Apa itu Ekofeminisme ? Apakah kalian pernah mendengar aliran feminis yang disebut ekofeminis. Seperti namanya, ekofeminis mempunyai keterkaitan dengan kelestarian alam. Tapi masih sedikit orang yang mengenal misi mulia aliran ekofeminis.
Paham ini dilahirkan oleh tokoh feminis Francoise d’Eaubonne pada 1974, melalui tulisannya yang berjudul Le Feminisme ou La Mort. Francoise mengedukasi akan pentingnya memperhatikan alam yang terus mengalami kerusakan. Dan menurutnya sejalan dengan kasus-kasus 'perusakan' kaum perempuan oleh pola pikir patriarki.
Menurut pendiri Yayasan Pulih, Kristi Poerwandari, analogi dari Ekofeminisme adalah apabilan perusakan pada alam bearti juga melakukan perusakan terhadap kalangan perempuan. Begitu juga sebaliknya, apabila ada pembebasan alam bearti melakukan pembebasan pula pada kalangan perempuan.
Pada 1970-an, para ahli ekofeminis menyatakan jika segala bentuk kerusakan alam hanya dapat disembuhkan oleh naluri feminin untuk memelihara. Karena peran sosial tradisional perempuan di saat itu yang dianggap sebagai pengasuh dan pemelihara sehingga mempunyai keterkaitan yang sangat erat dengan alam secara khusus.

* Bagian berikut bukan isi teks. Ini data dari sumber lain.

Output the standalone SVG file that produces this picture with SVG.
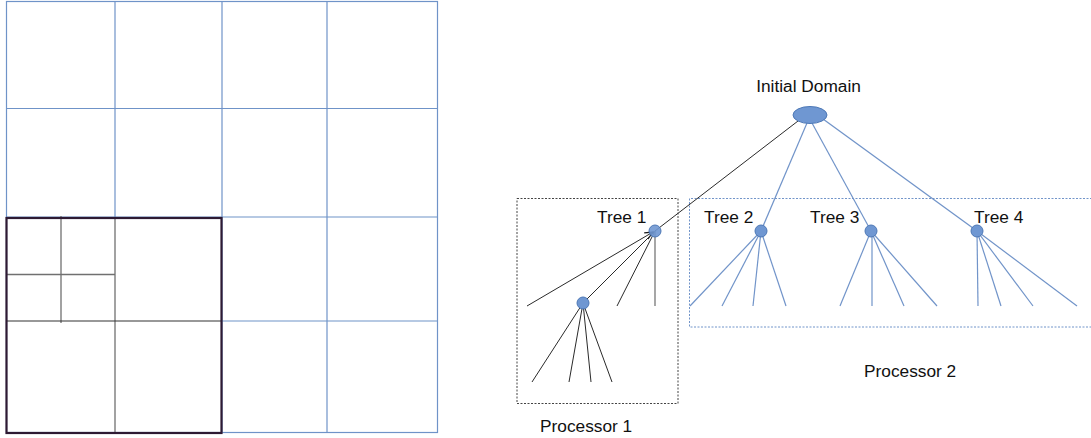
<svg xmlns="http://www.w3.org/2000/svg" width="1091" height="438" viewBox="0 0 1091 438">
  <style>
    .grid { stroke: #6f93c8; stroke-width: 1.2; fill: none; }
    .sub { stroke: #707070; stroke-width: 1.3; fill: none; }
    .subdark { stroke: #333333; stroke-width: 1.2; fill: none; }
    .edge-b { stroke: #7194c9; stroke-width: 1.2; fill: none; }
    .edge-k { stroke: #2a2a2a; stroke-width: 1; fill: none; }
    .node { fill: #6f97d2; stroke: #4d78b6; stroke-width: 1; }
    .lbl { font-family: "Liberation Sans", Arial, sans-serif; font-size: 17.3px; fill: #111111; }
  </style>
  <defs>
    <marker id="arrow" viewBox="0 0 10 10" refX="9" refY="5" markerWidth="9" markerHeight="9" orient="auto" markerUnits="userSpaceOnUse">
      <path d="M0,1 L9,5 L0,9" fill="none" stroke="#1a1a1a" stroke-width="1.4"/>
    </marker>
  </defs>

  <rect width="1091" height="438" fill="#ffffff"/>

  <!-- quadtree domain grid -->
  <g id="grid">
    <rect class="grid" x="6.5" y="1.5" width="431" height="431"/>
    <line class="grid" x1="115" y1="1.5" x2="115" y2="218"/>
    <line class="grid" x1="222" y1="1.5" x2="222" y2="432.5"/>
    <line class="grid" x1="327" y1="1.5" x2="327" y2="432.5"/>
    <line class="grid" x1="6.5" y1="108.5" x2="437.5" y2="108.5"/>
    <line class="grid" x1="6.5" y1="217" x2="437.5" y2="217"/>
    <line class="grid" x1="222" y1="321" x2="437.5" y2="321"/>
  </g>

  <!-- refined block owned by processor 1 -->
  <g id="refined-block">
    <line class="sub" x1="61" y1="216" x2="61" y2="323"/>
    <line class="sub" x1="115" y1="218" x2="115" y2="433"/>
    <line class="sub" x1="6.5" y1="274.5" x2="115" y2="274.5"/>
    <line class="subdark" x1="6.5" y1="321" x2="221.5" y2="321"/>
    <rect x="6.5" y="218" width="215" height="215" fill="none" stroke="#2e1a33" stroke-width="2.2"/>
  </g>

  <!-- processor boxes -->
  <g id="processor1">
    <rect x="517" y="198.5" width="161" height="205" fill="none" stroke="#444444" stroke-width="1" stroke-dasharray="2,1.5"/>
    <text class="lbl" x="540" y="432">Processor 1</text>
  </g>
  <g id="processor2">
    <path d="M1092,198.5 H689.5 V327 H1092" fill="none" stroke="#7194c9" stroke-width="1" stroke-dasharray="2,1.5"/>
    <text class="lbl" x="864" y="377">Processor 2</text>
  </g>

  <!-- connectors -->
  <g id="connectors">
    <!-- root to trees -->
    <line class="edge-k" x1="798" y1="121" x2="655" y2="231"/>
    <line class="edge-b" x1="807" y1="123" x2="761" y2="231"/>
    <line class="edge-b" x1="812" y1="123" x2="871" y2="231"/>
    <line class="edge-b" x1="823" y1="119" x2="977" y2="231"/>
    <!-- tree 1 -->
    <line class="edge-k" x1="527" y1="306" x2="653" y2="232" marker-end="url(#arrow)"/>
    <line class="edge-k" x1="583" y1="303" x2="655" y2="231"/>
    <line class="edge-k" x1="617" y1="306" x2="655" y2="231"/>
    <line x1="655" y1="231" x2="655" y2="306" stroke="#777777" stroke-width="1.3"/>
    <line class="edge-k" x1="583" y1="303" x2="532" y2="382"/>
    <line class="edge-k" x1="583" y1="303" x2="569" y2="382"/>
    <line class="edge-k" x1="583" y1="303" x2="591" y2="382"/>
    <line class="edge-k" x1="583" y1="303" x2="612" y2="382"/>
    <!-- tree 2 -->
    <line class="edge-b" x1="761" y1="231" x2="690" y2="306"/>
    <line class="edge-b" x1="761" y1="231" x2="722" y2="306"/>
    <line class="edge-b" x1="761" y1="231" x2="753" y2="306"/>
    <line class="edge-b" x1="761" y1="231" x2="786" y2="306"/>
    <!-- tree 3 -->
    <line class="edge-b" x1="871" y1="231" x2="840" y2="306"/>
    <line class="edge-b" x1="872" y1="231" x2="872" y2="306"/>
    <line class="edge-b" x1="871" y1="231" x2="904" y2="306"/>
    <line class="edge-b" x1="871" y1="231" x2="937" y2="306"/>
    <!-- tree 4 -->
    <line class="edge-b" x1="977" y1="231" x2="978" y2="306"/>
    <line class="edge-b" x1="977" y1="231" x2="1001" y2="306"/>
    <line class="edge-b" x1="977" y1="231" x2="1033" y2="306"/>
    <line class="edge-b" x1="977" y1="231" x2="1077" y2="306"/>
  </g>

  <!-- nodes -->
  <g id="root">
    <ellipse class="node" cx="810" cy="115" rx="17" ry="8.5"/>
    <text class="lbl" x="808.5" y="92" text-anchor="middle">Initial Domain</text>
  </g>
  <g id="tree1">
    <circle class="node" cx="655" cy="231" r="6" fill-opacity="0.9"/>
    <text class="lbl" x="597" y="223">Tree 1</text>
  </g>
  <g id="tree1-child">
    <circle class="node" cx="583" cy="303" r="6"/>
  </g>
  <g id="tree2">
    <circle class="node" cx="761" cy="231" r="6"/>
    <text class="lbl" x="704" y="223">Tree 2</text>
  </g>
  <g id="tree3">
    <circle class="node" cx="871" cy="231" r="6"/>
    <text class="lbl" x="810" y="223">Tree 3</text>
  </g>
  <g id="tree4">
    <circle class="node" cx="977" cy="231" r="6"/>
    <text class="lbl" x="974" y="223">Tree 4</text>
  </g>
</svg>
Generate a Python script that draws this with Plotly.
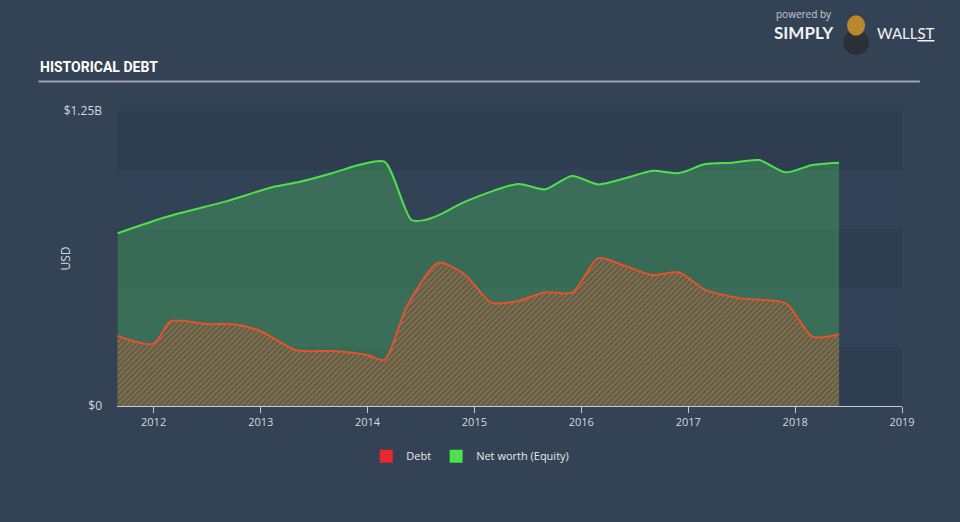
import plotly.graph_objects as go

# ---- data (USD billions) ----
debt_dates = ["2011-08-31", "2011-12-31", "2012-03-01", "2012-06-30", "2012-09-30",
              "2012-12-31", "2013-04-30", "2013-09-01", "2013-12-31", "2014-02-28",
              "2014-05-15", "2014-08-31", "2014-12-01", "2015-02-28", "2015-06-01",
              "2015-08-31", "2015-12-01", "2016-02-28", "2016-05-31", "2016-08-31",
              "2016-11-30", "2017-02-28", "2017-06-30", "2017-11-30", "2018-02-28",
              "2018-05-31"]
debt_vals = [0.297, 0.263, 0.360, 0.347, 0.346,
             0.318, 0.237, 0.233, 0.216, 0.195,
             0.421, 0.607, 0.555, 0.438, 0.445,
             0.482, 0.480, 0.626, 0.593, 0.555,
             0.566, 0.492, 0.456, 0.435, 0.294,
             0.304]

equity_dates = ["2011-08-31", "2012-02-15", "2012-09-01", "2013-02-15", "2013-05-15",
                "2013-09-01", "2013-12-01", "2014-02-28", "2014-05-31", "2014-07-15",
                "2014-09-01", "2014-12-01", "2015-05-31", "2015-08-31", "2015-11-30",
                "2016-02-28", "2016-05-31", "2016-08-31", "2016-11-30", "2017-02-28",
                "2017-05-31", "2017-08-31", "2017-11-30", "2018-02-28", "2018-05-31"]
equity_vals = [0.732, 0.802, 0.866, 0.929, 0.950,
               0.986, 1.021, 1.035, 0.788, 0.788,
               0.809, 0.866, 0.941, 0.918, 0.975,
               0.939, 0.965, 0.997, 0.987, 1.025,
               1.031, 1.042, 0.990, 1.021, 1.031]

year_ticks = ["2012-01-01", "2013-01-01", "2014-01-01", "2015-01-01",
              "2016-01-01", "2017-01-01", "2018-01-01", "2019-01-01"]
year_labels = ["2012", "2013", "2014", "2015", "2016", "2017", "2018", "2019"]
y_ticks = [0, 1.25e9]
y_labels = ["$0", "$1.25B"]
band_edges = [0, 0.25e9, 0.5e9, 0.75e9, 1.0e9, 1.25e9]

B = 1e9
fig = go.Figure()

fig.add_trace(go.Scatter(
    x=equity_dates, y=[v * B for v in equity_vals], mode="lines",
    line=dict(color="#4ee24a", width=2, shape="spline", smoothing=0.7),
    fill="tozeroy", fillcolor="rgba(66,150,90,0.52)", showlegend=False,
    hoverinfo="skip"))

fig.add_trace(go.Scatter(
    x=debt_dates, y=[v * B for v in debt_vals], mode="lines",
    line=dict(color="#e4532c", width=2, shape="spline", smoothing=0.7),
    fill="tozeroy", fillcolor="rgba(0,0,0,0)",
    fillpattern=dict(shape="/", fgcolor="#b0613f", bgcolor="#456850",
                     size=4, solidity=0.4, fillmode="replace"),
    showlegend=False, hoverinfo="skip"))

# legend dummies
fig.add_trace(go.Scatter(x=[None], y=[None], mode="markers", name="Debt",
                         marker=dict(symbol="square", size=13, color="#e8282b")))
fig.add_trace(go.Scatter(x=[None], y=[None], mode="markers", name="Net worth (Equity)",
                         marker=dict(symbol="square", size=13, color="#4fe04f")))

shapes = []
dark = "rgba(40,52,68,0.35)"
for i in range(len(band_edges) - 1):
    if i % 2 == 0:
        shapes.append(dict(type="rect", xref="paper", yref="y", x0=0, x1=1,
                           y0=band_edges[i], y1=band_edges[i + 1],
                           fillcolor=dark, line=dict(width=0), layer="below"))
# title underline
shapes.append(dict(type="line", xref="paper", yref="paper",
                   x0=-0.1, x1=1.0228, y0=1.1, y1=1.1,
                   line=dict(color="#9aa3ad", width=2)))
# simple logo mark (bull)
shapes.append(dict(type="circle", xref="paper", yref="paper",
                   x0=0.925, x1=0.958, y0=1.19, y1=1.275,
                   fillcolor="#2b2f36", line=dict(width=0)))
shapes.append(dict(type="circle", xref="paper", yref="paper",
                   x0=0.930, x1=0.953, y0=1.255, y1=1.325,
                   fillcolor="#b9872c", line=dict(width=0)))

fig.update_layout(
    width=960, height=522,
    margin=dict(l=117, r=58, t=111, b=116),
    paper_bgcolor="#334254", plot_bgcolor="#334357",
    font=dict(family="Open Sans, sans-serif", color="#d3d8de"),
    shapes=shapes,
    showlegend=True,
    legend=dict(orientation="h", x=0.45, xanchor="center", y=-0.17, yanchor="middle",
                font=dict(size=11, color="#e6e9ec"), bgcolor="rgba(0,0,0,0)",
                itemwidth=30),
    xaxis=dict(type="date", range=["2011-08-29", "2019-01-01"],
               tickvals=year_ticks, ticktext=year_labels,
               showgrid=False, zeroline=False,
               showline=True, linecolor="#c5ccd4", linewidth=1,
               ticks="outside", ticklen=6, tickcolor="#c5ccd4",
               tickfont=dict(size=11, color="#d3d8de")),
    yaxis=dict(range=[0, 1.25e9], tickvals=y_ticks, ticktext=y_labels,
               showgrid=False, zeroline=False, showline=False, ticks="",
               ticklabelstandoff=14,
               tickfont=dict(size=12, color="#d3d8de")),
    annotations=[
        dict(text="USD", xref="paper", yref="paper", x=-0.065, y=0.5,
             xanchor="center", yanchor="middle", textangle=-90, showarrow=False,
             font=dict(size=12, color="#d3d8de")),
        dict(text="<b>HISTORICAL DEBT</b>", xref="paper", yref="paper",
             x=-0.101, y=1.115, xanchor="left", yanchor="bottom", showarrow=False,
             font=dict(family="Roboto, sans-serif", size=14, color="#ffffff")),
        dict(text="powered by", xref="paper", yref="paper", x=0.837, y=1.33,
             xanchor="left", yanchor="middle", showarrow=False,
             font=dict(size=10, color="#c6ccd3")),
        dict(text="<b>SIMPLY</b>", xref="paper", yref="paper", x=0.835, y=1.265,
             xanchor="left", yanchor="middle", showarrow=False,
             font=dict(family="Lato, sans-serif", size=17, color="#f0f2f4")),
        dict(text="WALL<u>ST</u>", xref="paper", yref="paper", x=0.965, y=1.265,
             xanchor="left", yanchor="middle", showarrow=False,
             font=dict(family="Lato, sans-serif", size=15, color="#f0f2f4")),
    ],
)

fig.write_html("out.html")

Seorang ekofeminis, Karen J. Warren mengatakan jika pola pikir hirarkis, dualistik, atau menindas merupakan cara berpikir maskulin yang sudah mengancam keselamatan kalangan perempuan dan alam seperti eksploitasi alam yang juga berbanding lurus dengan 'perusakan' perempuan dengan penindasan atas hak-hak perempuan maupun pola pikir patriarki.
Ekofeminisme (via Retizen)
Cara pandang para penganut ekofeminis memang menarik untuk dipelajari, lantaran ekofeminisme itu sendiri pada hakekatnya lahir dengan gagasan utama yaitu kondisi di mana bumi yang digambarkan sebagai 'ibu' telah dieksploitasi dan dirusak oleh sistem atau pihak-pihak serakah yang berkuasa. Ekofeminisme lahir sebagai bentuk jawaban dari kebutuhan dasar untuk menyelamatkan bumi dengan berdasarkan pada kalangan perempuan yang dianggap kompeten mengelola lingkungan hidup.
Sejauh ini sudah banyak gerakan-gerakan perbaikan alam oleh para ekofeminis, salah satunya adalah gerakan Love Canal di New York pada 1978 dalam bentuk protes bahwa lingkungan hidup mereka dibangun di atas tempat pembuangan racun bawah tanah yang mengakibatkan keracuna pada anak-anak, kecacatan bayi yang lahir dari perempuan yang terpapar racun. Kemudian ada gerakan Green Belt pada 1977 yang dipelopori dan dilakukan bersama-sama dengan melakukan penanaman pohon di pelosok-pelosok desan oleh kalangan perempuan pada masa itu.
Ekofeminisme (via Jurnal UGM)
Di Indonesia sendiri ada gerakan Ekofeminisme yang dipelopori oleh perempuan adalah Nusa Tenggara Timur bernama Aleta. Ia membuat para perempuan di Mollo, NTT untuk mengisi penambah selama lebih dari 13 tahun. Karena baginya, merusak alam sama saja seperti merusak tubuh sendiri.